Removing these 8 stations from the data set however resolves the issue. There should be a more elegant solution than simply eliminating data points, however for now, it works!

It also took a lot of time to figure out how to get rid of the axis labels and ticks for 183 subplots, while still having one for the entire plot. It does look cleaner now-

Linux saves the day!

Having failed in trying to get Obspy to work on Windows 7/8, we next tried it on Linux (Ubuntu 12.04 LTS codename precise) on two machines; it worked on both. We thus finally have all the setup ready to start analyzing the data and hopefully finding interesting patterns.

We had the data for the recent 4.7 magnitude quake in Anza. For each station, we plot the quake data, its fast Fourier transform, the data for the quiet time at that station and its fast Fourier transform. The plot for one such station is shown below; we are yet to analyze it.
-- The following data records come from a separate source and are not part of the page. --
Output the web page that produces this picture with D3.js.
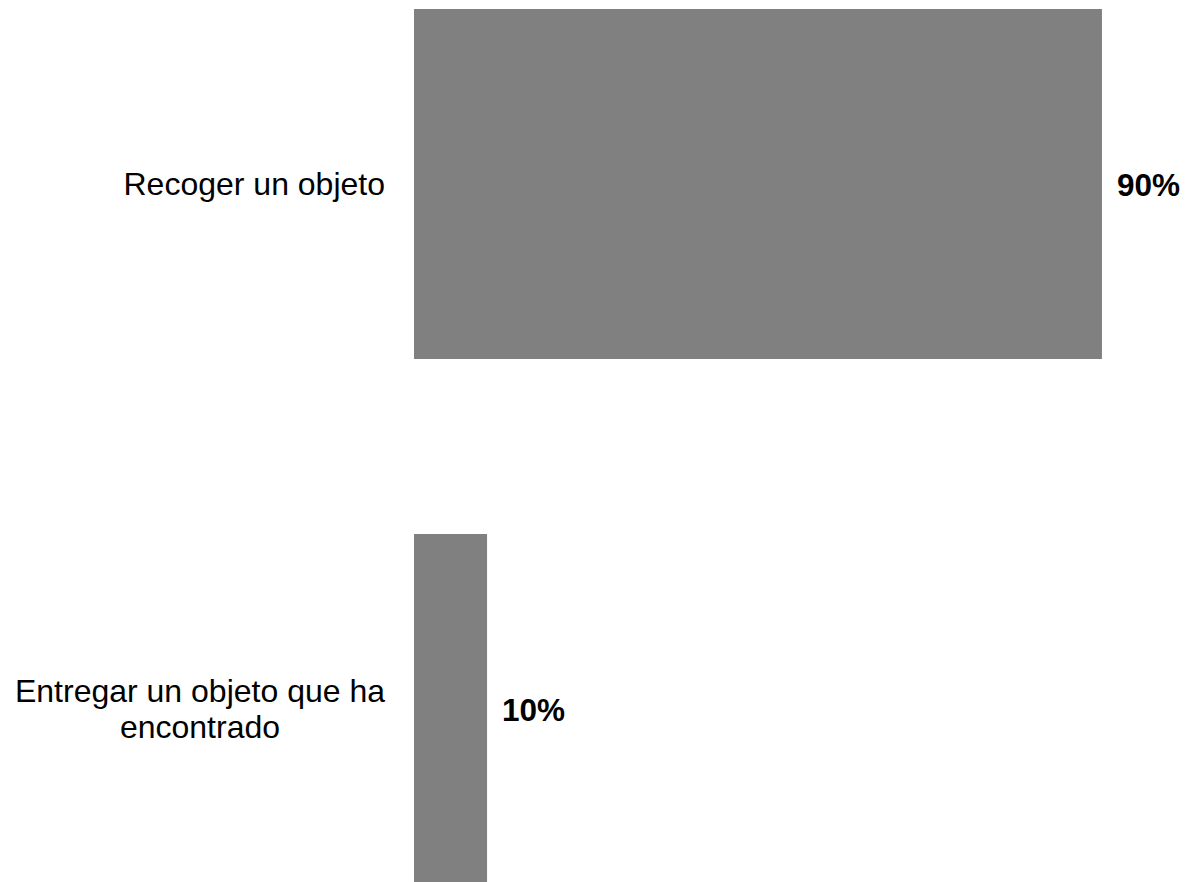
<!DOCTYPE html>
<html>
<head>
<meta charset="utf-8">
<script src="https://cdn.jsdelivr.net/npm/d3@7"></script>
<style>
  body { margin: 0; background: #fff; }
  text { font-family: "Liberation Sans", Arial, sans-serif; fill: #000; }
</style>
</head>
<body>
<div id="chart"></div>
<script>
// labels and values
var categories = [
  ["Recoger un objeto"],
  ["Entregar un objeto que ha", "encontrado"]
];
var values = [90.4, 9.6];

var width = 1189, height = 882;

var svg = d3.select("#chart")
  .append("svg")
  .attr("width", width)
  .attr("height", height);

var x = d3.scaleLinear().domain([0, 100]).range([414, 1175]);
var y = d3.scaleBand()
  .domain(d3.range(values.length))
  .range([9, 884])
  .paddingInner(1 / 3)
  .paddingOuter(0);

var fmt = d3.format(".0f");

svg.selectAll("rect.bar")
  .data(values)
  .enter()
  .append("rect")
  .attr("class", "bar")
  .attr("x", x(0))
  .attr("y", function(d, i) { return y(i); })
  .attr("width", function(d) { return x(d) - x(0); })
  .attr("height", y.bandwidth())
  .attr("fill", "#808080");

// value labels
svg.selectAll("text.value")
  .data(values)
  .enter()
  .append("text")
  .attr("class", "value")
  .attr("x", function(d) { return x(d) + 15; })
  .attr("y", function(d, i) { return y(i) + y.bandwidth() / 2 + 12; })
  .style("font-size", "31.5px")
  .style("font-weight", "bold")
  .text(function(d) { return fmt(d) + "%"; });

// category labels: block right-aligned, lines centred within it
var lineH = 36, rightEdge = 385;
categories.forEach(function(lines, i) {
  var cy = y(i) + y.bandwidth() / 2;
  var t = svg.append("text")
    .attr("class", "cat")
    .style("font-size", "32px")
    .attr("text-anchor", "middle");
  var spans = t.selectAll("tspan")
    .data(lines)
    .enter()
    .append("tspan")
    .attr("y", function(d, j) { return cy + 11 - (lines.length - 1) * lineH / 2 + j * lineH; })
    .text(function(d) { return d; });
  var maxW = 0;
  spans.each(function() { maxW = Math.max(maxW, this.getComputedTextLength()); });
  spans.attr("x", rightEdge - maxW / 2);
});
</script>
</body>
</html>
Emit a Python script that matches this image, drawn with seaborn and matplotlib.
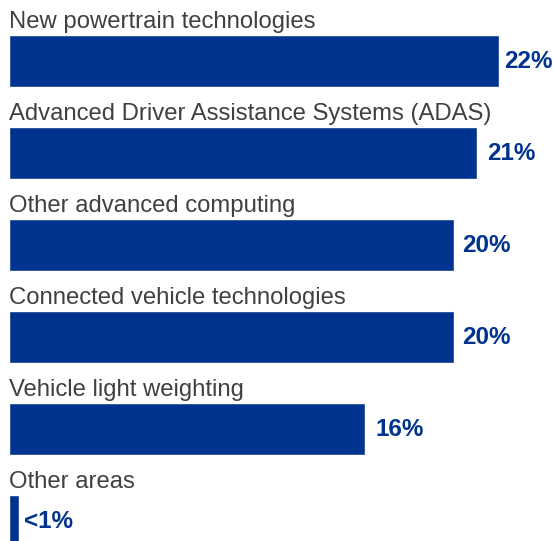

We used an Obspy class- to calculate the distance between the epicenter and each of the stations. We stored the station name and corresponding distance from the epicenter in an array, and then sorted it in the order of increasing distance. The data from each station was then plotted. We seem to be able to observe a pattern  on looking closely. A slight modification of different parameters like the clearance between the subplots, pixels per inch and the thickness of the plot lines might make the visualization clearer.

Data from 100 stations for the Anza earthquake plotted at 250 dpi for each subplot

Data from all 192 stations for the Anza earthquake plotted at 600 dpi for each subplot

Installation difficulties

The SAC (Seismic Analysis Code) file format was designed to be of use to researchers for faster analysis and processing and for the generation of quality graphs. A Python based open source project for processing seismological data in sac format is Obspy. Obspy has effective data manipulation and visualization tools; it seemed a good idea to use it for the project.

We started with trying to install Obspy on Windows 7/8 which took a while. To test if it was working correctly we tried the first example given in the Obspy tutorial. The very first command, the one that imports the obspy.core module gave the error- ImportError: No module named core. 

A google search of the error led to us a possible solution:  Copying the obspy.core-0.6.2-py2.7.egg file from C:\Python27\Lib\site-packages\Obspy\Lib\site-packages to C:\Python27\Lib\site-packages. It seemed that the error would resolve now, and it did. 

But resolving the error did not seem worthwhile when the second command raised an error- DistributionNotFound: obspy.core; this time an error that we could not resolve. 

The installation was tried with Python 2.7.4 on a Windows 8 machine and with Python 2.7.5 on a Windows 7 machine; both resulted in the same error.

Project Background and Motivation

During our SURF (Summer Undergraduate Research Fellowship Program) at the California Institute of Technology, we will work towards understanding the different patterns in the seismic data during quake and non-quake periods. We hope to be able to apply machine learning techniques on this data to analyse these patterns to help better the early warning systems.

Earthquake data for the past several years has been collected by the California Integrated Seismic Network (CISN), the Community Seismic Network (CSN) at Caltech and a few other such institutions. Current early warning systems however do not make intelligent use of this data to make the process of detecting earthquakes any quicker; they rely solely on picking algorithms which although have proven to be effective, can be made smarter with the use of predictive intelligence of machine learning techniques. Analysis of the patterns of the past earthquakes can help select out a few patterns that have been seen repeatedly over the years to detect potential future threats.

Our research will primarily be based on the fields of data mining and machine learning, the line distinguishing these two fields being thin. The project will be guided by Prof. Julian Bunn, prinicipal computational scientist at Caltech's Centre for Advance Computing Research and Prof. Mani Chandy, professor of Computer Science.